Value-Based Care: Trust and Simplicity with Providers

Provider relationships remain a stubborn headache for health plans, with administrative overload and provider frustration often stealing the spotlight. As value-based care (VBC) programs mature, these challenges are only magnified. In this session, three health plan executives shared their perspectives on how to break the cycle and build stronger provider partnerships.

Pat Geraghty, President and CEO of Florida Blue, called for a shift from transactional, checkbox interactions to genuine collaborations. According to Geraghty, fostering real partnerships with providers aligned on shared VBC goals is the only path forward.

J.P. Holland, MBA, President and CEO of Johns Hopkins Health Plans, emphasized that meaningful data sharing is the bridge to better care. For data to drive real change, it needs to be actionable, timely, and used to close care gaps in tandem with providers.

John Kao, Founder and CEO of Alignment Health, advocated for a bold approach: investing more in high-risk populations. Rather than scaling back on these costly members, Kao argued that targeted, intentional investments can yield both better health outcomes and financial returns.

The common refrain? Trust and simplicity. Providers are drowning in paperwork, and any shift toward value-based care should reduce—not increase—their burden. Supporting providers means making VBC a practical, collaborative effort, not just another layer of complexity.

Takeaways from the Primary Care Study: Lessons for Health Plan Executives

Humana shared insights from its Strengthening Primary Care study, which explored the impact of full-risk primary care. The findings offer two clear lessons for health plan leaders:

  • Senior-Focused, Full-Risk Models Work: These models consistently deliver better health outcomes and reduce care disparities.
  • Providers Need Support, Not Isolation: Lifestyle interventions and chronic disease prevention are tough for providers to manage solo. Effective wraparound support is essential.

The central takeaway echoes the panel session above. Simplify the system. Providers are bogged down by excessive audits and cumbersome prior authorizations. Moving forward, health plans should prioritize enabling care — not obstructing it.

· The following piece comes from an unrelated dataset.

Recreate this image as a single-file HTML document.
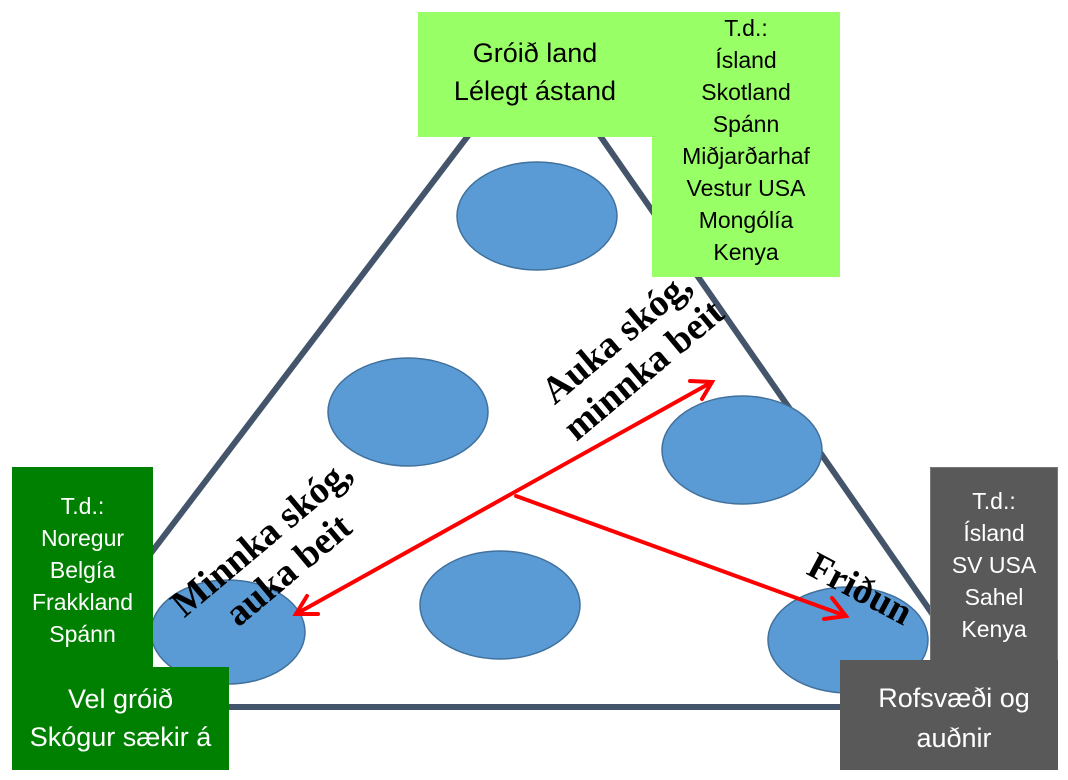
<!DOCTYPE html>
<html><head><meta charset="utf-8"><style>
body{margin:0;width:1068px;height:780px;background:#fff;position:relative;overflow:hidden;font-family:"Liberation Sans",sans-serif}
.b{position:absolute}
.t{position:absolute;text-align:center;font-size:23px;line-height:32px}
.r{position:absolute;font-family:"Liberation Serif",serif;font-weight:bold;font-size:38px;line-height:42px;text-align:center;white-space:nowrap}
</style></head><body>
<svg class="b" style="left:0;top:0" width="1068" height="780">
<polygon points="537,45 34,707 997,707" fill="#fff" stroke="#44546a" stroke-width="6" stroke-linejoin="round"/>
<g fill="#5b9bd5" stroke="#41719c" stroke-width="1.5">
<ellipse cx="537" cy="216" rx="80" ry="54"/>
<ellipse cx="408" cy="412" rx="80" ry="54"/>
<ellipse cx="742" cy="450" rx="80" ry="54"/>
<ellipse cx="500" cy="605" rx="80" ry="54"/>
<ellipse cx="228" cy="632" rx="77" ry="52"/>
<ellipse cx="848" cy="640" rx="80" ry="53"/>
</g>
<g stroke="#f00" stroke-width="4" fill="none" stroke-linecap="round">
<line x1="296" y1="614" x2="712" y2="382"/>
<polyline points="690,381 712,382 702,399"/>
<polyline points="307,596 296,614 318,614"/>
<line x1="516" y1="496" x2="846" y2="616"/>
<polyline points="832,598 846,616 824,619"/>
</g>
</svg>
<div class="b" style="left:418px;top:12px;width:422px;height:125px;background:#99ff66"></div>
<div class="b" style="left:652px;top:12px;width:188px;height:265px;background:#99ff66"></div>
<div class="t" style="left:430px;top:34px;width:210px;font-size:27px;line-height:38px">Gróið land<br>Lélegt ástand</div>
<div class="t" style="left:652px;top:12px;width:188px">T.d.:<br>Ísland<br>Skotland<br>Spánn<br>Miðjarðarhaf<br>Vestur USA<br>Mongólía<br>Kenya</div>
<div class="b" style="left:12px;top:467px;width:141px;height:210px;background:#008000"></div>
<div class="b" style="left:12px;top:667px;width:217px;height:103px;background:#008000"></div>
<div class="t" style="left:12px;top:490px;width:141px;color:#fff">T.d.:<br>Noregur<br>Belgía<br>Frakkland<br>Spánn</div>
<div class="t" style="left:12px;top:680px;width:217px;color:#fff;font-size:27px;line-height:38px">Vel gróið<br>Skógur sækir á</div>
<div class="b" style="left:930px;top:467px;width:128px;height:200px;background:#595959;border:1px solid #777;box-sizing:border-box"></div>
<div class="b" style="left:840px;top:660px;width:218px;height:110px;background:#595959"></div>
<div class="t" style="left:930px;top:485px;width:128px;color:#fff">T.d.:<br>Ísland<br>SV USA<br>Sahel<br>Kenya</div>
<div class="t" style="left:840px;top:678px;width:228px;color:#fff;font-size:27px;line-height:40px">Rofsvæði og<br>auðnir</div>
<div class="r" style="left:520px;top:312px;width:220px;transform:rotate(-40deg)">Auka skóg,<br>minnka beit</div>
<div class="r" style="left:155px;top:512px;width:240px;transform:rotate(-40deg)">Minnka skóg,<br>auka beit</div>
<div class="r" style="left:795px;top:568px;width:130px;transform:rotate(28deg)">Friðun</div>
</body></html>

AI Augments, It Doesn’t Replace the Human Touch

Generative AI took center stage at the AHIP Forum, with Florida Blue showcasing its internal ChatGPT tool. By training it on proprietary data, they’ve reduced hallucinations and improved voice-to-text capabilities for physicians. Additional AI use cases for member support were also explored.

While many agreed that health plans need disruptive innovation, the consensus was clear: changes must be incremental, balanced, and carefully integrated. As Pat Geraghty put it, “In two years, it may be malpractice not to use AI.”

A recurring theme? Empathy. Speakers emphasized that AI streamlines processes, but it can’t replace genuine human connection. Technology should enhance relationships, not stand in for them. New developments in agentic AI, where technology goes beyond generating content or providing suggestions to enable execute goals with minimal human input, may help ensure empathy remains a core component of all member interactions. All eyes will be on AI’s progress and time will tell if the technology remains boom or bust for health plans.

Looking Ahead to AHIP 2025

Next up is AHIP 2025, the association’s flagship event, taking place from June 16–18, 2025, at the Wynn Las Vegas. I’m eager to hear the latest administrative updates and continue the conversation on how health plans can simplify operations, build stronger provider relationships, and maintain the human touch with members.

For real progress, member needs must be understood in their full context — culturally, socially, and emotionally. Only then can our industry truly advance and improve.